*Written task*.
Each line from the top of the listing through the one holding "import pandas as pd" should be restated word for word, with nothing added and no pictures.

*Information shown*.
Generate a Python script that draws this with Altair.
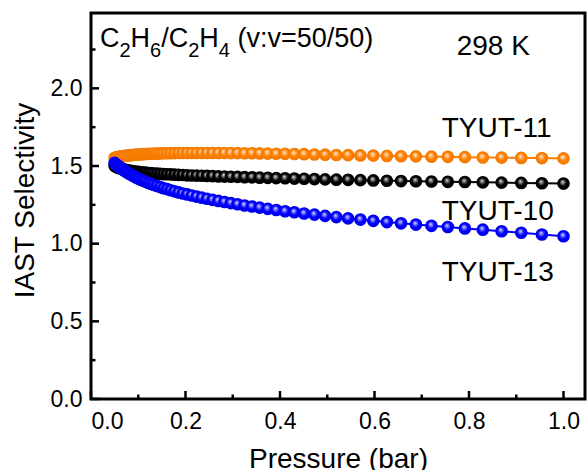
import altair as alt
import pandas as pd

# ---------------- data ----------------
pressure = [0.0500, 0.0524, 0.0549, 0.0575, 0.0603, 0.0632, 0.0662, 0.0694, 0.0727, 0.0762,
            0.0798, 0.0837, 0.0877, 0.0919, 0.0963, 0.1009, 0.1057, 0.1108, 0.1161, 0.1217,
            0.1275, 0.1336, 0.1400, 0.1467, 0.1538, 0.1611, 0.1688, 0.1769, 0.1854, 0.1943,
            0.2036, 0.2134, 0.2236, 0.2343, 0.2455, 0.2573, 0.2696, 0.2825, 0.2961, 0.3102,
            0.3251, 0.3407, 0.3570, 0.3741, 0.3920, 0.4108, 0.4305, 0.4511, 0.4729, 0.4955,
            0.5193, 0.5441, 0.5702, 0.5975, 0.6262, 0.6562, 0.6877, 0.7206, 0.7551, 0.7913,
            0.8292, 0.8690, 0.9106, 0.9543, 1.0000]

tyut10 = [1.500, 1.496, 1.492, 1.489, 1.486, 1.483, 1.480, 1.478, 1.476, 1.473,
          1.471, 1.469, 1.467, 1.465, 1.463, 1.462, 1.460, 1.458, 1.457, 1.455,
          1.454, 1.452, 1.451, 1.449, 1.448, 1.447, 1.446, 1.444, 1.443, 1.442,
          1.440, 1.439, 1.438, 1.437, 1.436, 1.435, 1.433, 1.432, 1.431, 1.430,
          1.428, 1.427, 1.425, 1.424, 1.422, 1.421, 1.419, 1.418, 1.416, 1.414,
          1.412, 1.411, 1.409, 1.407, 1.405, 1.403, 1.402, 1.400, 1.398, 1.397,
          1.395, 1.393, 1.391, 1.389, 1.387]

tyut11 = [1.553, 1.555, 1.557, 1.558, 1.560, 1.561, 1.563, 1.564, 1.566, 1.567,
          1.568, 1.569, 1.571, 1.572, 1.573, 1.574, 1.575, 1.576, 1.577, 1.578,
          1.579, 1.580, 1.580, 1.581, 1.582, 1.582, 1.583, 1.583, 1.584, 1.584,
          1.584, 1.584, 1.584, 1.584, 1.584, 1.584, 1.584, 1.584, 1.583, 1.583,
          1.582, 1.582, 1.581, 1.580, 1.579, 1.578, 1.577, 1.576, 1.574, 1.573,
          1.571, 1.570, 1.568, 1.567, 1.565, 1.563, 1.562, 1.560, 1.559, 1.557,
          1.555, 1.554, 1.552, 1.551, 1.549]

tyut13 = [1.520, 1.513, 1.506, 1.500, 1.493, 1.486, 1.480, 1.473, 1.466, 1.459,
          1.452, 1.446, 1.439, 1.432, 1.425, 1.418, 1.412, 1.405, 1.398, 1.391,
          1.384, 1.378, 1.371, 1.364, 1.357, 1.351, 1.344, 1.337, 1.330, 1.323,
          1.317, 1.310, 1.303, 1.296, 1.289, 1.282, 1.275, 1.268, 1.261, 1.254,
          1.246, 1.239, 1.232, 1.224, 1.217, 1.209, 1.202, 1.194, 1.187, 1.179,
          1.171, 1.163, 1.155, 1.147, 1.139, 1.131, 1.123, 1.115, 1.107, 1.098,
          1.090, 1.080, 1.070, 1.059, 1.048]

series_names = ["TYUT-10", "TYUT-11", "TYUT-13"]
series_values = [tyut10, tyut11, tyut13]

x_major = [0.0, 0.2, 0.4, 0.6, 0.8, 1.0]
x_minor = [0.1, 0.3, 0.5, 0.7, 0.9]
y_major = [0.0, 0.5, 1.0, 1.5, 2.0]
y_minor = [0.25, 0.75, 1.25, 1.75, 2.25]

# ---------------- styles ----------------
FONT = "Liberation Sans"
W, H = 494, 386
colors = {"TYUT-10": "#000000", "TYUT-11": "#FF8000", "TYUT-13": "#0000FF"}
light = {"TYUT-10": "#e0e0e0", "TYUT-11": "#ffeedd", "TYUT-13": "#dcdcff"}
dark = {"TYUT-10": "#000000", "TYUT-11": "#f07800", "TYUT-13": "#0000e8"}

rows = []
for name, vals in zip(series_names, series_values):
    for p, v in zip(pressure, vals):
        rows.append({"series": name, "pressure": p, "selectivity": v})
df = pd.DataFrame(rows)

xscale = alt.Scale(domain=[0, 1.0455], nice=False, zero=False)
yscale = alt.Scale(domain=[0, 2.485], nice=False, zero=False)

x_axis = alt.Axis(values=x_major, format=".1f", title="Pressure (bar)", ticks=False,
                  domain=False, grid=False, labelPadding=11, labelFontSize=23,
                  labelFont=FONT, labelColor="black", titleFont=FONT, titleFontSize=28,
                  titleFontWeight="normal", titleColor="black",
                  titleBaseline="alphabetic", titleY=68)
y_axis = alt.Axis(values=y_major, format=".1f", title="IAST Selectivity", ticks=False,
                  domain=False, grid=False, labelPadding=9, labelFontSize=23,
                  labelFont=FONT, labelColor="black", titleFont=FONT, titleFontSize=28,
                  titleFontWeight="normal", titleColor="black",
                  titleBaseline="alphabetic", titleAngle=-90, titleX=-58, titleY=187)

X = alt.X("pressure:Q", scale=xscale, axis=x_axis, title="Pressure (bar)")
Y = alt.Y("selectivity:Q", scale=yscale, axis=y_axis, title="IAST Selectivity")

base = alt.Chart(df)

lines = base.mark_line(strokeWidth=2).encode(
    x=X, y=Y,
    color=alt.Color("series:N",
                    scale=alt.Scale(domain=series_names,
                                    range=[colors[s] for s in series_names]),
                    legend=None),
    detail="series:N",
)

point_layers = []
for s in series_names:
    grad = alt.RadialGradient(
        gradient="radial", x1=0.42, y1=0.36, r1=0.0, x2=0.5, y2=0.5, r2=0.5,
        stops=[alt.GradientStop(color=light[s], offset=0.0),
               alt.GradientStop(color=colors[s], offset=0.55),
               alt.GradientStop(color=dark[s], offset=1.0)])
    point_layers.append(
        base.transform_filter(alt.datum.series == s)
        .mark_circle(size=160, opacity=1, fill=grad)
        .encode(x=X, y=Y)
    )

# inward ticks
def xticks(vals, length):
    return alt.Chart(pd.DataFrame({"pressure": vals})).mark_rule(strokeWidth=2.5, color="black").encode(
        x=X, y=alt.value(H), y2=alt.value(H - length))

def yticks(vals, length):
    return alt.Chart(pd.DataFrame({"selectivity": vals})).mark_rule(strokeWidth=2.5, color="black").encode(
        y=Y, x=alt.value(0), x2=alt.value(length))

def txt(text, x, y, size):
    return alt.Chart(pd.DataFrame({"t": [text]})).mark_text(
        align="left", baseline="alphabetic", font=FONT, fontSize=size, color="black"
    ).encode(text="t:N", x=alt.value(x), y=alt.value(y))

main_size, sub_size = 27, 20
formula = [
    ("C", 9, 33.7, main_size), ("2", 28.5, 43.5, sub_size),
    ("H", 39.6, 33.7, main_size), ("6", 59.1, 43.5, sub_size),
    ("/", 70.2, 33.7, main_size),
    ("C", 77.7, 33.7, main_size), ("2", 97.2, 43.5, sub_size),
    ("H", 108.3, 33.7, main_size), ("4", 127.8, 43.5, sub_size),
    ("(v:v=50/50)", 146.4, 33.7, main_size),
]
texts = [txt(*f) for f in formula]
texts += [
    txt("298 K", 365.7, 42, 28),
    txt("TYUT-11", 350.7, 123.7, 28),
    txt("TYUT-10", 350.7, 207, 28),
    txt("TYUT-13", 350.7, 268, 28),
]

chart = alt.layer(
    lines, *point_layers,
    xticks(x_major, 8), xticks(x_minor, 4.5),
    yticks(y_major, 8), yticks(y_minor, 4.5),
    *texts,
).properties(
    width=W, height=H,
    padding={"left": 91, "top": 13, "right": 2, "bottom": 71},
    autosize=alt.AutoSizeParams(type="none"),
    background="white",
).configure_view(stroke="black", strokeWidth=3)

chart.save("out.html", embed_options={"renderer": "svg", "actions": False})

*Final result*.
Generate a Python script that draws this with Altair.
import altair as alt
import pandas as pd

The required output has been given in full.